--- start Given information ---

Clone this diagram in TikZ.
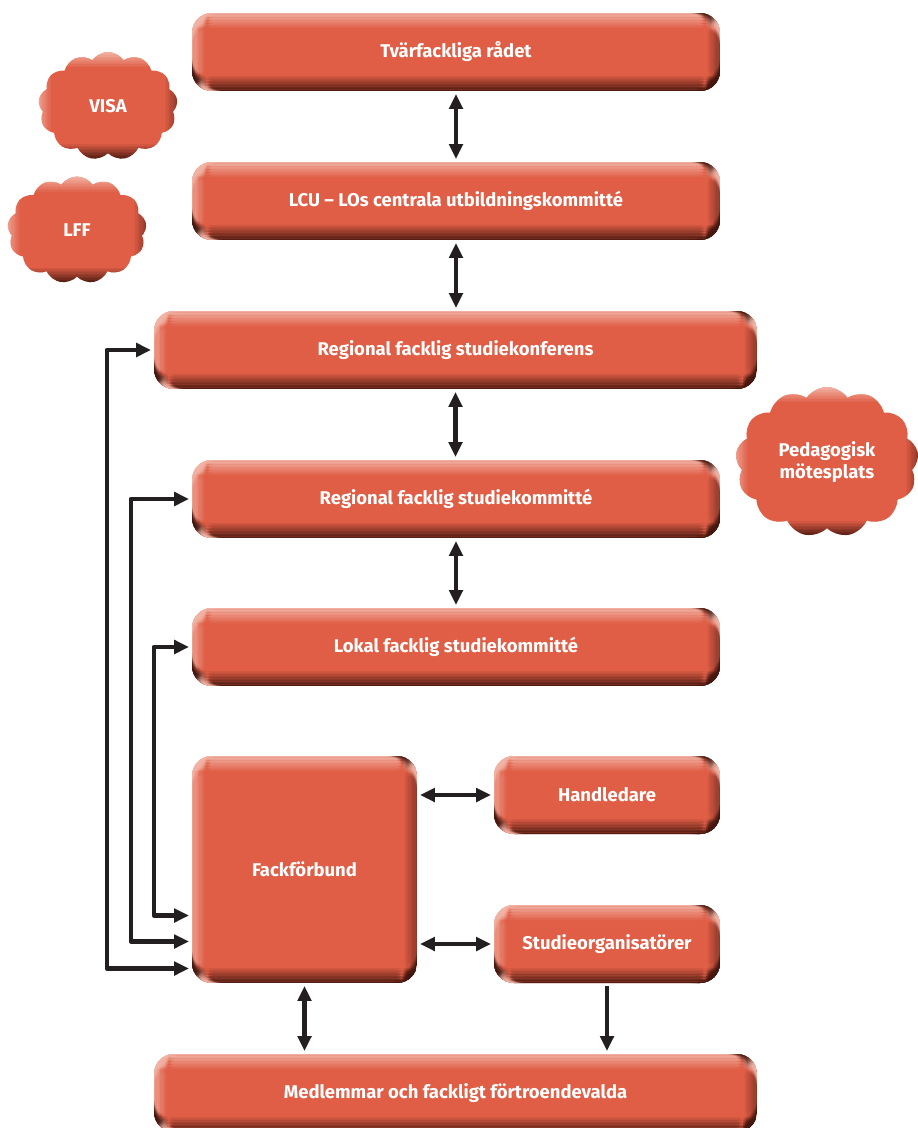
\documentclass[tikz,border=0pt]{standalone}
\usepackage{fontspec}
\setmainfont{Fira Sans}
\usetikzlibrary{arrows.meta,calc,shapes.symbols}
\definecolor{boxred}{HTML}{E05E46}
\definecolor{boxlight}{HTML}{F2B4A6}
\definecolor{boxdark}{HTML}{45170F}
\definecolor{pil}{HTML}{231F20}
\tikzset{
	bevel/.style={fill=boxred, path picture={
		\foreach \i in {0,...,9}{
			\pgfmathsetmacro\op{1-\i/10}
			\pgfmathsetmacro\ya{\i*0.03}\pgfmathsetmacro\yb{(\i+1)*0.03}
			\pgfmathsetmacro\xa{\i*0.025}\pgfmathsetmacro\xb{(\i+1)*0.025}
			\fill[boxlight,opacity=0.95*\op] ([yshift=-\ya cm]path picture bounding box.north west) rectangle ([yshift=-\yb cm]path picture bounding box.north east);
			\fill[boxlight,opacity=0.75*\op] ([xshift=\xa cm]path picture bounding box.north west) rectangle ([xshift=\xb cm]path picture bounding box.south west);
			\fill[boxdark,opacity=0.9*\op] ([yshift=\ya cm]path picture bounding box.south west) rectangle ([yshift=\yb cm]path picture bounding box.south east);
			\fill[boxdark,opacity=0.5*\op] ([xshift=-\xa cm]path picture bounding box.south east) rectangle ([xshift=-\xb cm]path picture bounding box.north east);
		}
	}},
	ruta/.style={bevel, rounded corners=0.4cm, minimum height=1.56cm, inner sep=0pt, text=white},
	moln/.style={bevel, cloud, cloud puffs=13, cloud puff arc=110, inner sep=0pt, text=white, align=center},
	pil/.style={draw=pil, line width=2.5pt, shorten <=1.5pt, shorten >=1.5pt}
}
\begin{document}
\begin{tikzpicture}[x=0.02cm,y=-0.02cm,>={Triangle[length=3mm,width=2.7mm]},line join=round,font=\fontsize{10.5pt}{12.5pt}\selectfont\bfseries]
	\useasboundingbox (0,0) rectangle (918,1128);
	% rutor
	\node[ruta, minimum width=10.56cm] (tvr) at (456,52) {Tvärfackliga rådet};
	\node[ruta, minimum width=10.56cm] (lcu) at (456,201) {LCU – LOs centrala utbildningskommitté};
	\node[ruta, minimum width=12.06cm] (konf) at (455.5,350) {Regional facklig studiekonferens};
	\node[ruta, minimum width=10.56cm] (rsk) at (456,499) {Regional facklig studiekommitté};
	\node[ruta, minimum width=10.56cm] (lsk) at (456,647) {Lokal facklig studiekommitté};
	\node[ruta, minimum width=4.5cm, minimum height=4.54cm] (fack) at (304.5,869.5) {Fackförbund};
	\node[ruta, minimum width=4.52cm] (hand) at (607,795) {Handledare};
	\node[ruta, minimum width=4.52cm] (stud) at (607,944) {Studieorganisatörer};
	\node[ruta, minimum width=12.06cm] (medl) at (455.5,1093) {Medlemmar och fackligt förtroendevalda};
	% moln
	\node[moln, minimum width=2.78cm, minimum height=2.16cm] (visa) at (108,106) {VISA};
	\node[moln, minimum width=2.78cm, minimum height=2.14cm] (lff) at (77,230) {LFF};
	\node[moln, minimum width=3.66cm, minimum height=2.3cm] (ped) at (827,462) {Pedagogisk\\mötesplats};
	% pilar
	\foreach \a/\b in {tvr/lcu,lcu/konf,konf/rsk,rsk/lsk}{\draw[pil,<->] (\a.south) -- (\a.south |- \b.north);}
	\draw[pil,<->] (fack.south) -- (fack.south |- medl.north);
	\draw[pil,->] (stud.south) -- (stud.south |- medl.north);
	\draw[pil,<->] (hand.west -| fack.east) -- (hand.west);
	\draw[pil,<->] (stud.west -| fack.east) -- (stud.west);
	\foreach \n/\d/\k in {konf/47/99,rsk/61/72,lsk/38/46}{\draw[pil,<->] (\n.west) -- ++(-\d,0) |- ($(fack.west)+(0,\k)$);}
\end{tikzpicture}
\end{document}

--- end Given information ---

*Aim of the task*.
Leave the images out and output the remaining material exactly as it stands.

*Result of the task*.
Clone this diagram in TikZ.
\documentclass[tikz,border=0pt]{standalone}
\usepackage{fontspec}
\setmainfont{Fira Sans}
\usetikzlibrary{arrows.meta,calc,shapes.symbols}
\definecolor{boxred}{HTML}{E05E46}
\definecolor{boxlight}{HTML}{F2B4A6}
\definecolor{boxdark}{HTML}{45170F}
\definecolor{pil}{HTML}{231F20}
\tikzset{
	bevel/.style={fill=boxred, path picture={
		\foreach \i in {0,...,9}{
			\pgfmathsetmacro\op{1-\i/10}
			\pgfmathsetmacro\ya{\i*0.03}\pgfmathsetmacro\yb{(\i+1)*0.03}
			\pgfmathsetmacro\xa{\i*0.025}\pgfmathsetmacro\xb{(\i+1)*0.025}
			\fill[boxlight,opacity=0.95*\op] ([yshift=-\ya cm]path picture bounding box.north west) rectangle ([yshift=-\yb cm]path picture bounding box.north east);
			\fill[boxlight,opacity=0.75*\op] ([xshift=\xa cm]path picture bounding box.north west) rectangle ([xshift=\xb cm]path picture bounding box.south west);
			\fill[boxdark,opacity=0.9*\op] ([yshift=\ya cm]path picture bounding box.south west) rectangle ([yshift=\yb cm]path picture bounding box.south east);
			\fill[boxdark,opacity=0.5*\op] ([xshift=-\xa cm]path picture bounding box.south east) rectangle ([xshift=-\xb cm]path picture bounding box.north east);
		}
	}},
	ruta/.style={bevel, rounded corners=0.4cm, minimum height=1.56cm, inner sep=0pt, text=white},
	moln/.style={bevel, cloud, cloud puffs=13, cloud puff arc=110, inner sep=0pt, text=white, align=center},
	pil/.style={draw=pil, line width=2.5pt, shorten <=1.5pt, shorten >=1.5pt}
}
\begin{document}
\begin{tikzpicture}[x=0.02cm,y=-0.02cm,>={Triangle[length=3mm,width=2.7mm]},line join=round,font=\fontsize{10.5pt}{12.5pt}\selectfont\bfseries]
	\useasboundingbox (0,0) rectangle (918,1128);
	% rutor
	\node[ruta, minimum width=10.56cm] (tvr) at (456,52) {Tvärfackliga rådet};
	\node[ruta, minimum width=10.56cm] (lcu) at (456,201) {LCU – LOs centrala utbildningskommitté};
	\node[ruta, minimum width=12.06cm] (konf) at (455.5,350) {Regional facklig studiekonferens};
	\node[ruta, minimum width=10.56cm] (rsk) at (456,499) {Regional facklig studiekommitté};
	\node[ruta, minimum width=10.56cm] (lsk) at (456,647) {Lokal facklig studiekommitté};
	\node[ruta, minimum width=4.5cm, minimum height=4.54cm] (fack) at (304.5,869.5) {Fackförbund};
	\node[ruta, minimum width=4.52cm] (hand) at (607,795) {Handledare};
	\node[ruta, minimum width=4.52cm] (stud) at (607,944) {Studieorganisatörer};
	\node[ruta, minimum width=12.06cm] (medl) at (455.5,1093) {Medlemmar och fackligt förtroendevalda};
	% moln
	\node[moln, minimum width=2.78cm, minimum height=2.16cm] (visa) at (108,106) {VISA};
	\node[moln, minimum width=2.78cm, minimum height=2.14cm] (lff) at (77,230) {LFF};
	\node[moln, minimum width=3.66cm, minimum height=2.3cm] (ped) at (827,462) {Pedagogisk\\mötesplats};
	% pilar
	\foreach \a/\b in {tvr/lcu,lcu/konf,konf/rsk,rsk/lsk}{\draw[pil,<->] (\a.south) -- (\a.south |- \b.north);}
	\draw[pil,<->] (fack.south) -- (fack.south |- medl.north);
	\draw[pil,->] (stud.south) -- (stud.south |- medl.north);
	\draw[pil,<->] (hand.west -| fack.east) -- (hand.west);
	\draw[pil,<->] (stud.west -| fack.east) -- (stud.west);
	\foreach \n/\d/\k in {konf/47/99,rsk/61/72,lsk/38/46}{\draw[pil,<->] (\n.west) -- ++(-\d,0) |- ($(fack.west)+(0,\k)$);}
\end{tikzpicture}
\end{document}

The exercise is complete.